What is more interesting, however, is these context of these comments. In 1999, Trump was then Minnesota Gov. Jesse Ventura’s recruit to not only stop Buchanan from winning the Reform Party presidential nomination but to take the party away from its founder, another wealthy businessman, two-time presidential candidate Ross Perot.
That’s a pretty big chance, since Politico ran a story headlined “Trump is Pat Buchanan with better timing” last month. Tom Piatak, Buchanan’s Ohio state chairman in 1996 and 2000, noted the similarity in the paleoconservative magazine Chronicles when Trump was considering a GOP presidential bid back in 2011.
It seems like ancient history now, but the Reform Party once had an opportunity to become a centrist third-party alternative to the liberal Democrats and conservative Republicans. It grew out of Perot’s two presidential campaigns — the Texas billionaire won 8 percent of the vote running under its banner in 1996 — but in 1998, Ventura became its highest-ranking elected official when he beat Norm Coleman and Hubert Humphrey’s son to win Minnesota’s governorship.
While the Perot-Ventura grudge match was mostly about ego, it did have an ideological component. Perot was an economic nationalist who worried about illegal immigration and the “giant sucking sound” of American jobs going overseas, having taken the anti-NAFTA side in a nationally televised debate with Al Gore.
Ventura shared Perot’s concern about budget deficits and social moderation, though he was even more secular (Perot was no religious conservative but he was respectful of faith while Ventura once dismissed organized religion as a “crutch”). But he was for freer trade and more open immigration.
Trump’s 2016 positions are much closer to Perot’s. But it was Buchanan, who worked with the Texan in the fights against NAFTA and GATT, who initially aligned with the Perot faction of the Reform Party against Ventura. Trump was Ventura’s choice to take on Buchanan and Perot.
Both Trump and Buchanan left the Republican Party to go Reform in October 1999. It was during this time period Trump took many of the positions that vexed him during the Republican primaries this year.
On abortion, Trump told Tim Russert he was “very pro-choice” in contrast with the staunchly pro-life Buchanan. The Reform Party had traditionally been pro-choice and uninterested in culture war issues. “I believe it is a personal decision that should be left to the women and their doctors,” Trump said in December 1999.
Trump originally opposed even a ban on partial-birth abortion, although he revised that position by July 2000. “When Tim Russert asked me on Meet the Press if I would ban partial-birth abortion, my pro-choice instincts led me to say no,” he wrote in “The America We Deserve.” “After the show, I consulted two doctors I respect and, upon learning more about this procedure, I have concluded that I would support a ban.”

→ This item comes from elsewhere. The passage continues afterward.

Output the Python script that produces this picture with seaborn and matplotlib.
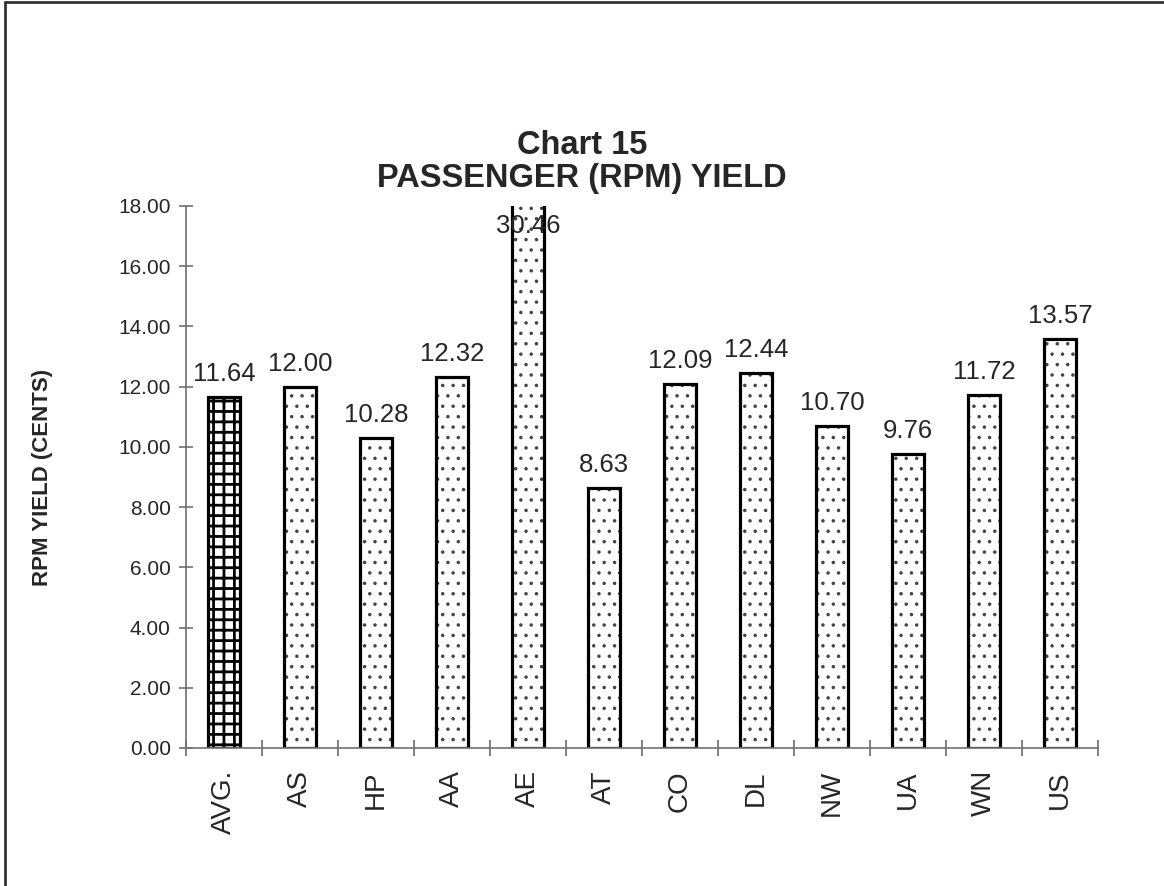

It was in the same book that Trump tried to triangulate between Democrats and Republicans on gun control. “It’s often argued that the American murder rate is high because guns are more available here than in other countries,” he wrote. “Democrats want to confiscate all guns, which is a dumb idea because only the law-abiding citizens would turn in their guns and the bad guys would be the only ones left armed. The Republicans walk the NRA line and refuse even limited restrictions.”
“I generally oppose gun control, but I support the ban on assault weapons and I support a slightly longer waiting period to purchase a gun,” Trump concluded. “With today’s Internet technology we should be able to tell within 72-hours if a potential gun owner has a record.”
Also during this short-lived campaign, Trump proposed a one-time 14.25 percent wealth tax, arguing he could raise $5.7 trillion from rich Americans’ net worth. Buchanan remained a supply-sider while Perot cared more about balanced budgets than keeping taxes low.
Trump ultimately didn’t run for the Reform Party’s nomination because Buchanan had a better political organization, which he was deploying at the party’s state conventions. Perot double-crossed the last major political figure he had wooed into the Reform Party, Democratic former Colorado Gov. Richard Lamm, and beat him for the nomination, so Buchanan wanted to be prepared.
As it turned out, Perot did indeed turn on Buchanan after Ventura and Trump left the Reform Party. Sixteen years later, Trump still lacked much of a campaign organization but it was no obstacle to winning the Republican presidential nomination.
But the most important thing is that in 1999, Trump was supposed to stop the Reform Party from becoming a populist, nationalist party with a social conservative component. In 2016, he is reshaping the Republican Party in that image.
Today Perot is retired, Ventura is a 9/11 conspiracy theorist, Buchanan is a Trump supporter, the Reform Party barely exists — and Trump is the Republican presidential nominee.